Wisconsin state law exempts certain funds from being taken in a court judgement. If a person’s income is less than the federal poverty limit, wages can’t be garnished. If a person has less than $5,000 across all personal bank accounts, that money can’t be touched.
But even though Slonski and Hutchison thought O’Melia had violated this law — or at least found a back door around it — the time limit of 15 days to file an appeal had already passed.
“When she first called she was like ‘can he do this?’” Slonski says. “If you don’t have a lawyer and you don’t appeal in time on an eviction action — just 15 days — whatever the judge ordered, it’s set in stone. At that point, whether it was wrong or mistaken, whether we disagree with the order, it is unassailable and if you disobey it you’re subject to contempt. The fact she didn’t have an attorney early enough to be like, ‘Whoa, whoa whoa, this seems like an underhanded way to get around the statutory garnishment exemptions.’”
On June 1, Beatty was in court, with Hutchison this time, but it was too late. O’Melia, increasingly angry, found her in contempt again and in order to avoid jail she’d need to pay $500 to the landlord.
“Now you’ve got an angry judge,” Slonski says. “This feels really punitive because it can only serve to hurt her. The judge wasn’t hearing it. The point being she’d turn over $500 in cash in order to avoid going to jail, even though she is destitute enough that the statutory exemptions cover everything she has in her checking account, everything in her savings account and all of her income. It’s very unusual. It doesn’t usually work that way.”
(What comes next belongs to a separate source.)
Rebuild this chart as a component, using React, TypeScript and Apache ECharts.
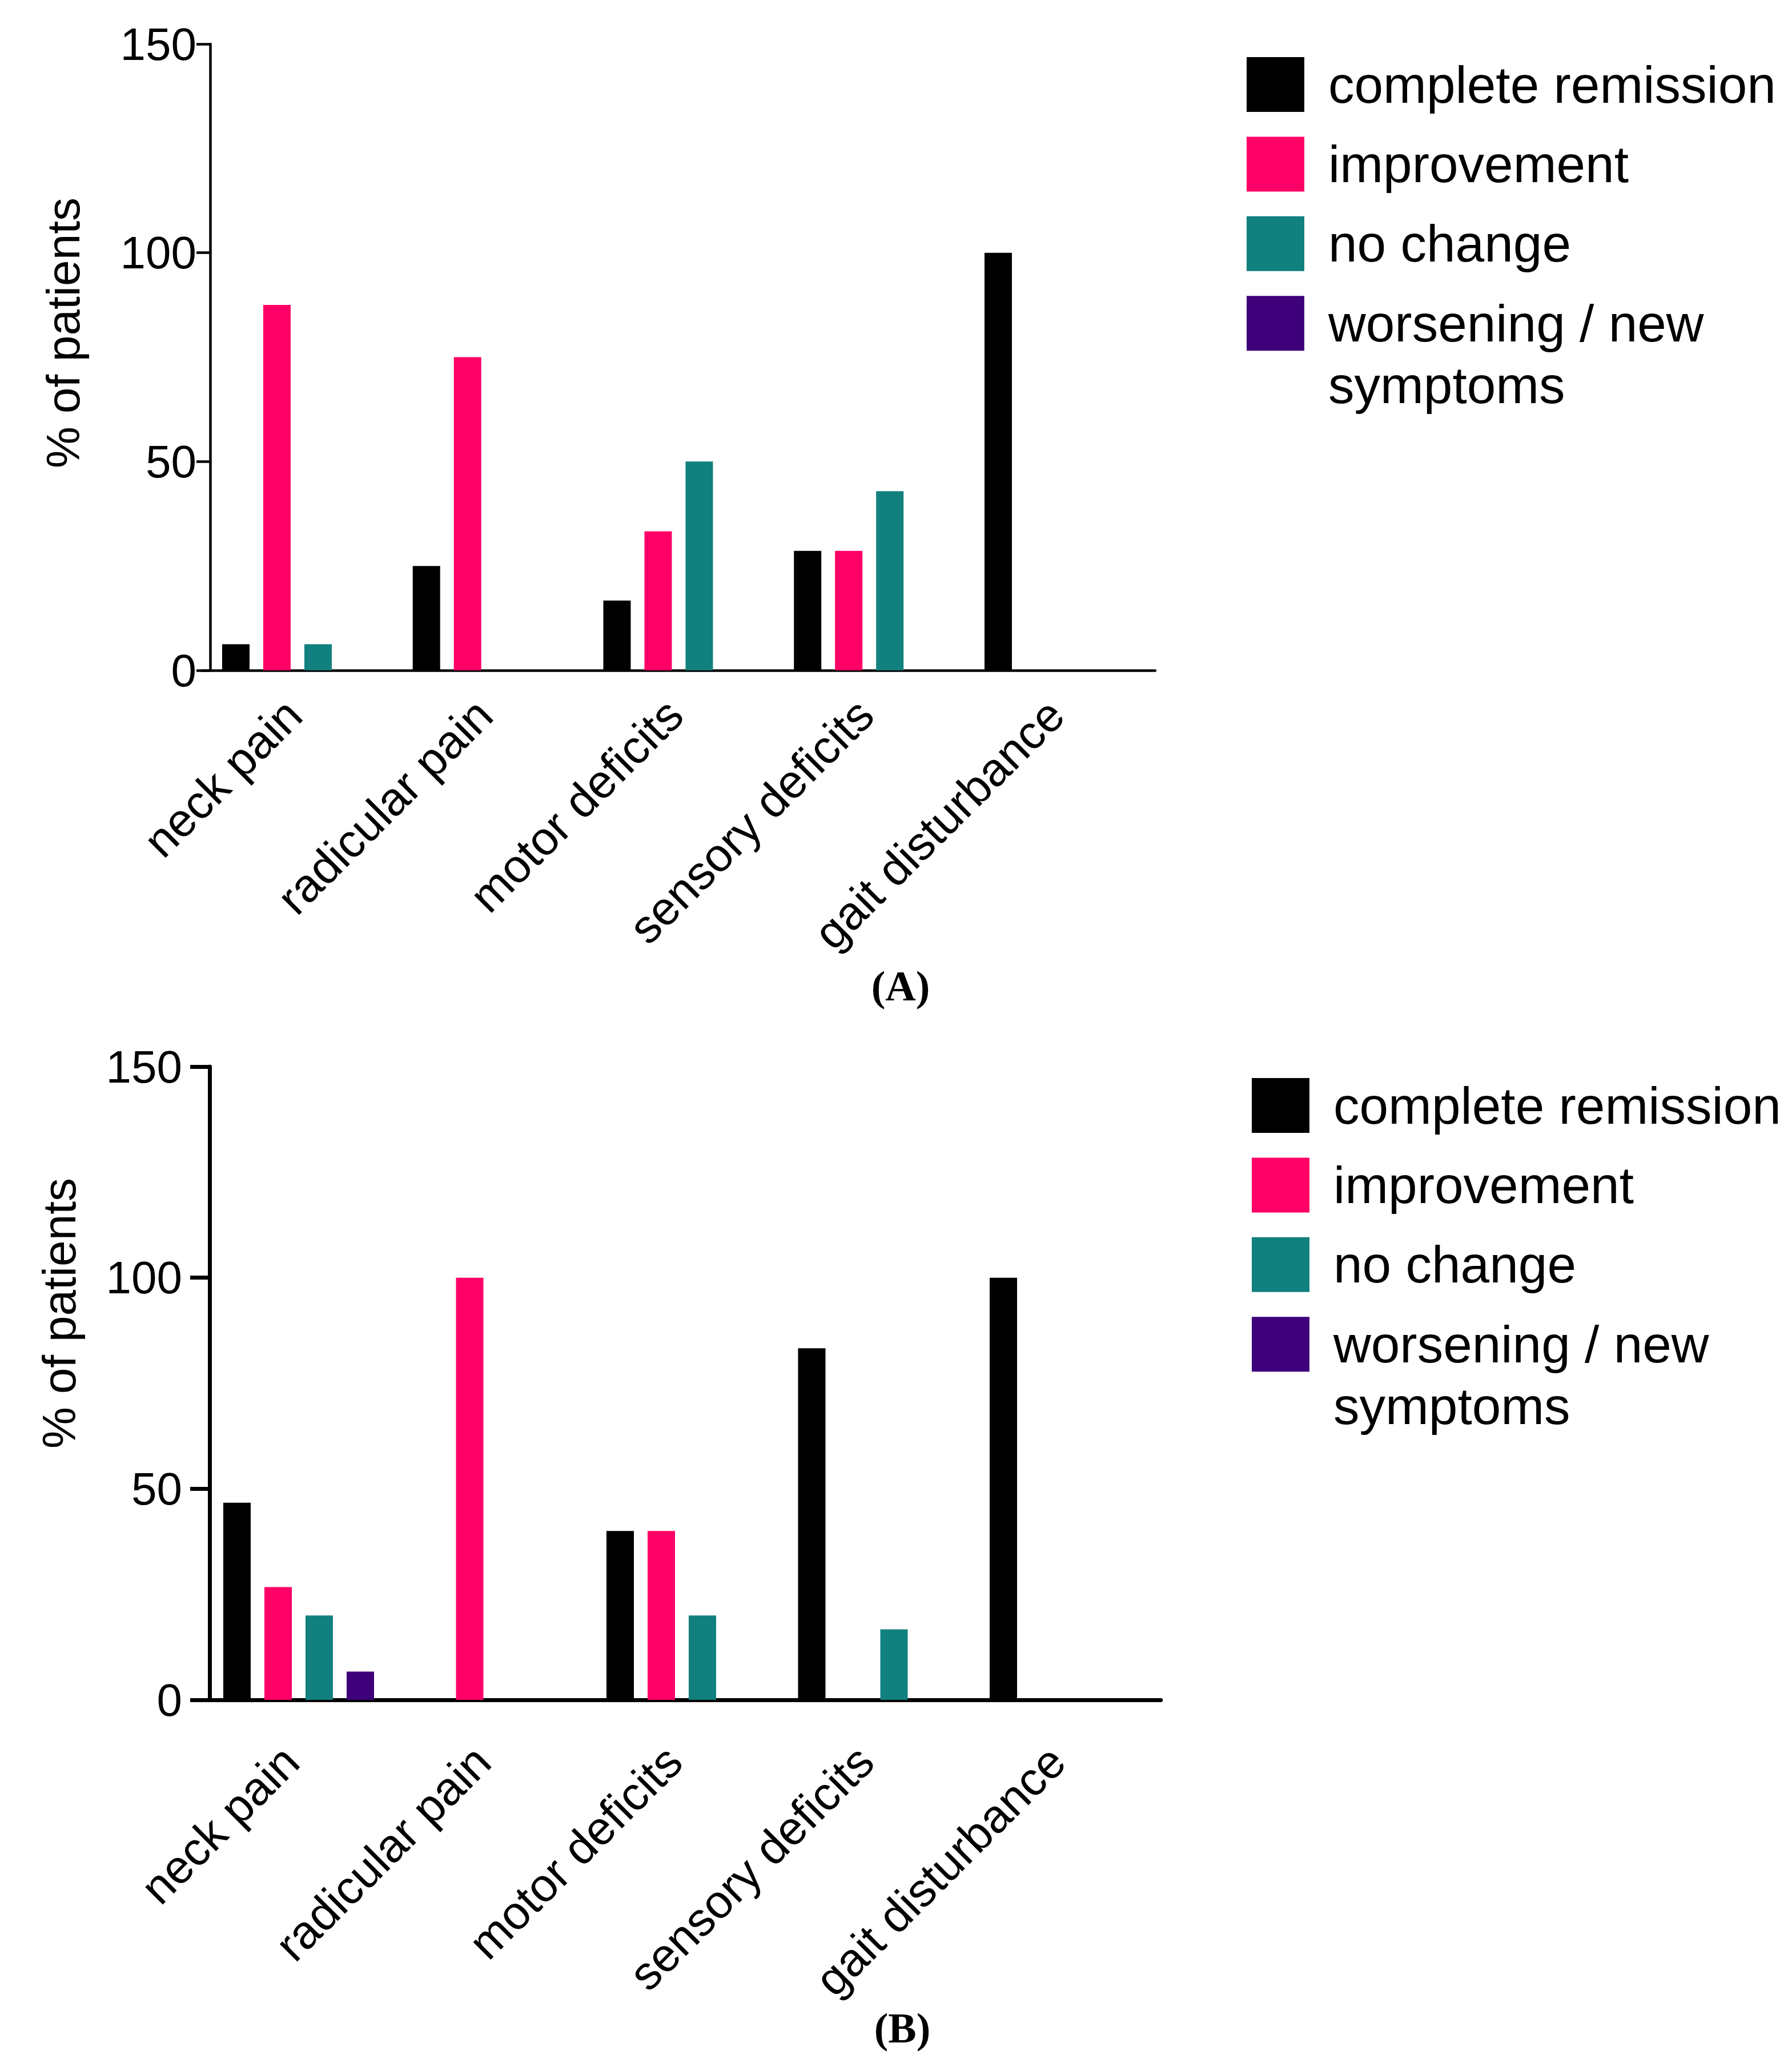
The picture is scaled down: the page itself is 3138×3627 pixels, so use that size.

Beatty and her son are now living with her mom, after O’Melia’s repeated insistence that it was an option — even though Beatty says she doesn’t have a great relationship with her mom. Her 18-year-old brother had to move out of the house to accommodate her and now Beatty and her child are packed into a house with two other kids.
The $500 fee is stayed while Slonski and Hutchison are searching for ways to appeal O’Melia’s order, but their options are limited. If she can’t pay it, she’ll be sent to jail for 60 days. She also now owes nearly $10,000 in back rent and damages.
“I’m afraid that what we’re going to find out after we’ve done all the legal analysis [is that] legally speaking she’s at a dead end and now she’s facing this really, what I think is an unfair use of the court system,” Slonski says. “Judgments go against poor people all the time, but when they can’t pay them we can’t put them in jail. We don’t have debtors’ prisons any more. The only exception is when they fail to pay a contempt of court sanction. She really does face jail time if she can’t scratch together this money.”
The Judicare lawyers are struck by a judge bringing his political views into the courtroom — Slonski says O’Melia used Republican “talking points” about unemployment insurance and other government benefits in court. Mitch, who pointed out that debtors’ prisons don’t actually work when it comes to making people pay back what they owe, sees the same thing.
“I’m pretty surprised. It seemed like a very activist move by a judge or a judicial officer to put that type of restraint in place or attempt or proclaim they can,” he says. “It sounds like what’s happening is that the judge is so flabbergasted someone didn’t follow his orders that he’s taking a step that I’m a little bit surprised they did and I think they probably cannot do.”
A lawyer for Penkert Properties did not respond to a request for comment.